Here are some examples to illustrate this concept:

  • Example 1: Specialized Property Insurance
    Imagine a consortium of antique car collectors in Florida who own extremely rare and valuable vehicles. Traditional corporate insurers might offer coverage, but at very high premiums or with restrictive terms due to the unique nature and value of the assets. Instead, these collectors could form an "American Lloyd's." Each member would contribute capital and agree to personally underwrite a percentage of the risk for the entire group's collection. If one of the antique cars is damaged or stolen, the loss would be shared among these individual underwriters according to their agreed-upon liability, rather than being paid out by a single corporate entity. This demonstrates how individual underwriters pool resources and personally assume risk for specialized assets.

  • Example 2: Niche Business Liability
    Consider a group of independent drone operators in California who offer services for aerial photography, surveying, and inspections. Due to the evolving nature of drone technology and regulations, securing comprehensive liability insurance from conventional insurers can be challenging or prohibitively expensive. These operators might establish an "American Lloyd's" where each member acts as an underwriter, committing a certain amount of capital to cover potential liabilities such as property damage, personal injury, or privacy violations arising from their operations. This allows them to collectively address niche industry risks that might otherwise be difficult to insure, with individual underwriters directly assuming financial responsibility.

  • Example 3: Event Cancellation Insurance
    A small town in Oregon plans to host a unique annual music festival featuring local artists and vendors. The organizers are concerned about potential financial losses if the event has to be canceled due to unforeseen circumstances like severe weather or a public health emergency.
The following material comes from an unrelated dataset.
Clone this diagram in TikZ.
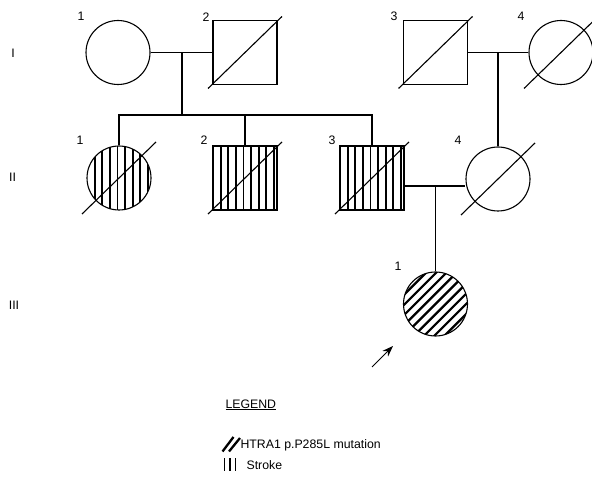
\documentclass[tikz,border=0pt]{standalone}
\usepackage{fontspec}
\setmainfont{Liberation Sans}
\usetikzlibrary{arrows.meta,calc}
\begin{document}
\begin{tikzpicture}[x=1pt,y=-1pt,
  line width=1.1pt,
  every node/.style={inner sep=0pt,font=\fontsize{12.3}{14}\selectfont},
  female/.style={circle,draw,minimum size=64},
  male/.style={rectangle,draw,minimum size=64},
  stripes/.style={path picture={
    \foreach \k in {1,...,8}{
      \draw[line width=1.8pt] ($(path picture bounding box.center)+(-32+7.6*\k,-40)$) -- ++(0,80);}}},
  hatch/.style={path picture={
    \foreach \k in {-6,...,6}{
      \draw[line width=2.2pt] ($(path picture bounding box.center)+(5.1*\k,5.1*\k)+(-50,50)$) -- ++(100,-100);}}},
  slash/.style={line width=1.1pt},
  lbl/.style={anchor=center},
  conn/.style={line width=1.1pt}
]
\useasboundingbox (0,0) rectangle (592,478);

% Generation labels
\node[lbl] (gI) at (13,53) {I};
\node[lbl] (gII) at (12.5,177.5) {II};
\node[lbl] (gIII) at (14,305) {III};

% Generation I
\node[female] (i1) at (118,52.5) {};
\node[male] (i2) at (245,52.5) {};
\node[male] (i3) at (435.5,52.5) {};
\node[female] (i4) at (561,52.5) {};
\draw[slash] (i2.center) +(-37,36) -- +(37,-36);
\draw[slash] (i3.center) +(-37,36) -- +(37,-36);
\draw[slash] (i4.center) +(-37,36) -- +(37,-36);

\node[lbl] (n11) at (81,16) {1};
\node[lbl] (n12) at (206,17) {2};
\node[lbl] (n13) at (394,16) {3};
\node[lbl] (n14) at (521,16) {4};

% Generation II
\node[female,stripes] (ii1) at (119,178) {};
\node[male,stripes] (ii2) at (245,178) {};
\node[male,stripes] (ii3) at (372,178) {};
\node[female] (ii4) at (498,179) {};
\draw[slash] (ii1.center) +(-37,36) -- +(37,-36);
\draw[slash] (ii2.center) +(-37,36) -- +(37,-36);
\draw[slash] (ii3.center) +(-37,36) -- +(37,-36);
\draw[slash] (ii4.center) +(-37,36) -- +(37,-36);

\node[lbl] (n21) at (80,140) {1};
\node[lbl] (n22) at (204,140) {2};
\node[lbl] (n23) at (332,140) {3};
\node[lbl] (n24) at (458,140) {4};

% Generation III
\node[female,hatch] (iii1) at (435.5,304) {};
\node[lbl] (n31) at (398,266) {1};

% Connectors
\coordinate (m1) at (182,52.7);
\coordinate (s1) at (182,115);
\coordinate (m3) at (498,52.7);
\coordinate (m2) at (435.5,186);
\draw[conn] (i1.east) -- (i2.west);
\draw[conn] (m1) -- (s1);
\draw[conn] (ii1.north) |- (s1);
\draw[conn] (ii3.north) |- (s1);
\draw[conn] (ii2.north) -- (ii2.north |- s1);
\draw[conn] (i3.east) -- (i4.west);
\draw[conn] (m3) -- (ii4.north);
\draw[conn] (m2 -| ii3.east) -- (m2 -| ii4.west);
\draw[conn] (m2) -- (iii1.north);

% Proband arrow
\coordinate (a0) at (372,367);
\coordinate (a1) at (393,346);
\draw[line width=1pt,-{Stealth[length=11pt,width=8pt]}] (a0) -- (a1);

% Legend
\node[anchor=base west] (leg) at (225,408) {\underline{LEGEND}};
\draw[line width=2.3pt] (222.5,451.5) -- (233.5,437);
\draw[line width=2.3pt] (229,451.5) -- (240,438);
\node[anchor=base west] (lm) at (240,448) {HTRA1 p.P285L mutation};
\draw[line width=1.8pt] (224.5,458) -- (224.5,471);
\draw[line width=1.8pt] (230,458) -- (230,471);
\draw[line width=1.8pt] (235.5,458) -- (235.5,471);
\node[anchor=base west] (ls) at (246,469) {Stroke};
\end{tikzpicture}
\end{document}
Large insurance companies might offer event cancellation policies, but the premiums could be very high for a new, small-scale festival. A group of local business owners and community leaders could form an "American Lloyd's." Each individual would agree to personally back a portion of the insurance policy, pooling their financial strength to cover potential losses if the festival is canceled. This illustrates how an American Lloyd's can provide tailored insurance solutions for unique events, with individual members directly assuming the financial responsibility for specific risks.

Simple Definition

American Lloyd's refers to an association of individual underwriters or insurers in the United States that operates on a model similar to Lloyd's of London. In this structure, individual members directly assume insurance risks, rather than a single corporate entity.